I have a very different view of this. The mobile web has succeeded because of the nature of the web, not in spite of it. People trust the web. They know their browser executes code in a sandbox and tries hard to protect their privacy and security. They know if they just visit some random website, it’s not suddenly going to steal all their phone’s data or log all their activity. Apple and Google will try to convince you their native app platforms are more private and more secure than the web. The big problem with that idea is most security breaches, data leaks, and privacy failures occur within the confines of companies running online services. That’s entirely beyond the scope of either native apps or websites. If you’re a user of Facebook, well, good luck with that—regardless of the technology you employ to access Facebook.

The more “native app” features which get added to the mobile web, the less secure the web becomes. I don’t want websites accessing my USB devices. I don’t want them writing to my local filesystem. I don’t need them monitoring all Bluetooth traffic or recording my screen. “But you can opt-in or out of all those things!” developers may cry. Sure, I get that. But do you really want 13 annoying popups hassling you about every little hardware doodad just because you typed in “amaxon.com” by accident? (Thankfully you’d do just fine in that one particular instance…Amazon wisely owns that misspelled domain name!)

It’s also important to remember that concrete improvements to the web’s privacy over time has been to limit device access and functionality in certain ways, not to add new features. Is it a coincidence that the most strident voices advocating for enhanced web features are typically the ones associated with Google + Chrome? I think not.

Whether or not you believe the mobile web can or should “keep up” with native apps, the truth is the mobile web is doing just fine. It’s providing enormous value to billions of humans across the globe. While in some developing countries Facebook may have taken over as the dominant service, that is but a temporary (and definitely sketchy) anomaly. Sooner or later, people from all walks of life inevitably discover what’s great about the web. And once you’re a citizen of the open web, you’re hooked. It’s the stickiest technology ever invented. And what I asserted in the spring of 2020 remains every bit as true today: there’s nothing else on the horizon to replace the web. (Don’t get me started on the ridiculous vaporware that is “Web 3”!)
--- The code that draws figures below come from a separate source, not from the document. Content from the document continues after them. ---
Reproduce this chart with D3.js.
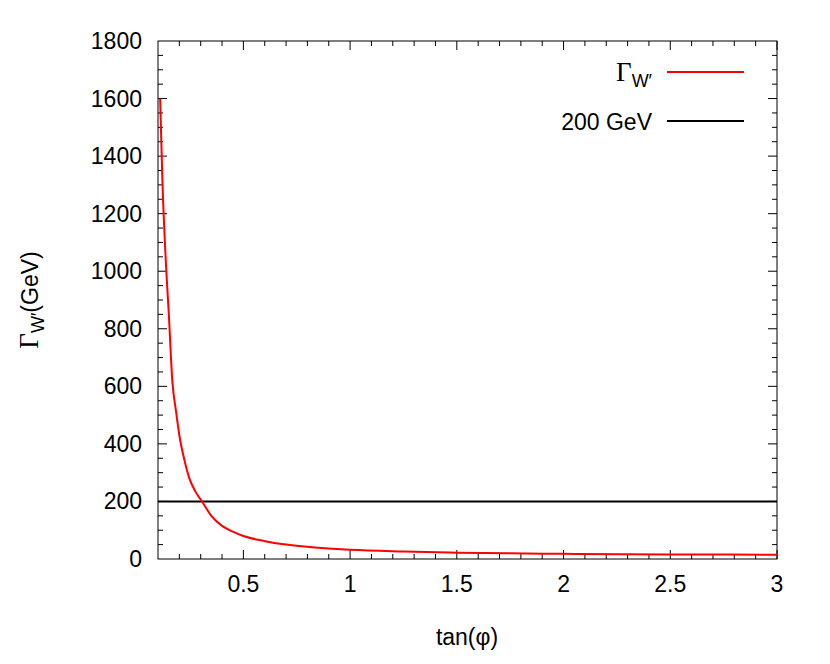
<!DOCTYPE html>
<html><head><meta charset="utf-8">
<script src="https://cdn.jsdelivr.net/npm/d3@7"></script>
<style>body{margin:0;background:#fff}text{font-family:"Liberation Sans",Arial,sans-serif}</style>
</head><body><div id="plot"></div>
<script>
// values
const tanPhi = [0.11, 0.12, 0.139, 0.15, 0.167, 0.185, 0.2, 0.225, 0.247, 0.275, 0.306, 0.35, 0.4, 0.45, 0.5, 0.6, 0.7, 0.85, 1.0, 1.25, 1.5, 2.0, 2.5, 3.0];
const width = [1600, 1330, 1000, 860, 620, 510, 430, 340, 280, 235, 200, 150, 115, 95, 80, 62, 50, 39, 32, 26, 22, 18, 16, 15];
const refLevel = 200;
const xTicks = [0.5, 1, 1.5, 2, 2.5, 3];
const yTicks = [0, 200, 400, 600, 800, 1000, 1200, 1400, 1600, 1800];

const W = 830, H = 664;
const svg = d3.select("#plot").append("svg").attr("width", W).attr("height", H);
const x = d3.scaleLinear().domain([0.1, 3]).range([158, 777]);
const y = d3.scaleLinear().domain([0, 1800]).range([559, 41]);

// frame
svg.append("rect").attr("x", 158).attr("y", 41).attr("width", 619).attr("height", 518)
  .attr("fill", "none").attr("stroke", "#000").attr("stroke-width", 1);

// ticks (gnuplot style: inward, mirrored)
const minorX = d3.range(0.2, 3.0001, 0.1);
const minorY = d3.range(50, 1800, 50);
minorX.forEach(v => {
  const big = xTicks.some(t => Math.abs(t - v) < 1e-6);
  const l = big ? 9 : 5;
  svg.append("line").attr("x1", x(v)).attr("x2", x(v)).attr("y1", 559).attr("y2", 559 - l).attr("stroke", "#000");
  svg.append("line").attr("x1", x(v)).attr("x2", x(v)).attr("y1", 41).attr("y2", 41 + l).attr("stroke", "#000");
});
minorY.forEach(v => {
  const l = v % 200 === 0 ? 9 : 5;
  svg.append("line").attr("x1", 158).attr("x2", 158 + l).attr("y1", y(v)).attr("y2", y(v)).attr("stroke", "#000");
  svg.append("line").attr("x1", 777).attr("x2", 777 - l).attr("y1", y(v)).attr("y2", y(v)).attr("stroke", "#000");
});
svg.selectAll(".xl").data(xTicks).enter().append("text")
  .attr("x", d => x(d)).attr("y", 592).attr("text-anchor", "middle").attr("font-size", 23).text(d => d);
svg.selectAll(".yl").data(yTicks).enter().append("text")
  .attr("x", 142).attr("y", d => y(d) + 8).attr("text-anchor", "end").attr("font-size", 23).text(d => d);

// axis titles
svg.append("text").attr("x", 467).attr("y", 645).attr("text-anchor", "middle").attr("font-size", 23).text("tan(φ)");
const yt = svg.append("text").attr("transform", "translate(38,300) rotate(-90)").attr("text-anchor", "middle").attr("font-size", 23);
yt.append("tspan").attr("font-family", "Liberation Serif, serif").attr("font-size", 27).text("Γ");
yt.append("tspan").attr("dy", 6).attr("font-size", 18).text("W′");
yt.append("tspan").attr("dy", -6).text("(GeV)");

// curves
svg.append("line").attr("x1", x(0.1)).attr("x2", x(3)).attr("y1", y(refLevel)).attr("y2", y(refLevel))
  .attr("stroke", "#000").attr("stroke-width", 2);
const line = d3.line().x((d, i) => x(tanPhi[i])).y(d => y(d)).curve(d3.curveMonotoneX);
svg.append("path").attr("d", line(width)).attr("fill", "none").attr("stroke", "#ff0000").attr("stroke-width", 2);

// legend
svg.append("line").attr("x1", 667).attr("x2", 744).attr("y1", 72).attr("y2", 72).attr("stroke", "#ff0000").attr("stroke-width", 2);
svg.append("line").attr("x1", 667).attr("x2", 744).attr("y1", 121).attr("y2", 121).attr("stroke", "#000").attr("stroke-width", 2);
const lg = svg.append("text").attr("x", 652).attr("y", 81).attr("text-anchor", "end").attr("font-size", 23);
lg.append("tspan").attr("font-family", "Liberation Serif, serif").attr("font-size", 27).text("Γ");
lg.append("tspan").attr("dy", 6).attr("font-size", 18).text("W′");
svg.append("text").attr("x", 652).attr("y", 130).attr("text-anchor", "end").attr("font-size", 23).text("200 GeV");
</script></body></html>
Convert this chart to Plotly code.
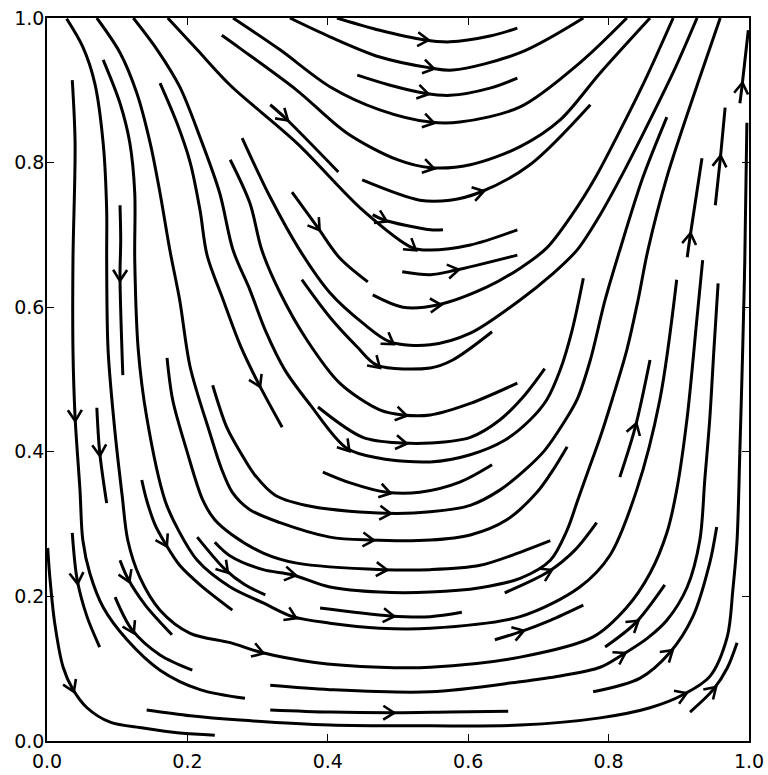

Therefore, rejoice, my friends! Rejoice! This is exciting news for those of us who love building for the web and taking advantage of everything the web has to offer. While the pace of learning the “latest hotness” in web dev tech remains dizzying, the fundamentals really haven’t changed all that much in a long time, and furthermore, they’re not going to change any time soon. Think about it. If you learned how to code an HTML page 20 years ago, your skills remain highly relevant to this day. There’s not much else in computer technology you can say that about.

So let’s take a step back and appreciate the wondrous gem that is the mobile web. Sure, native mobile apps aren’t going anywhere. (Or native desktop apps for that matter!) However, web apps aren’t going anywhere either—mobile or otherwise. There’s never been a better time to be a service, content creator, or consumer on the open web.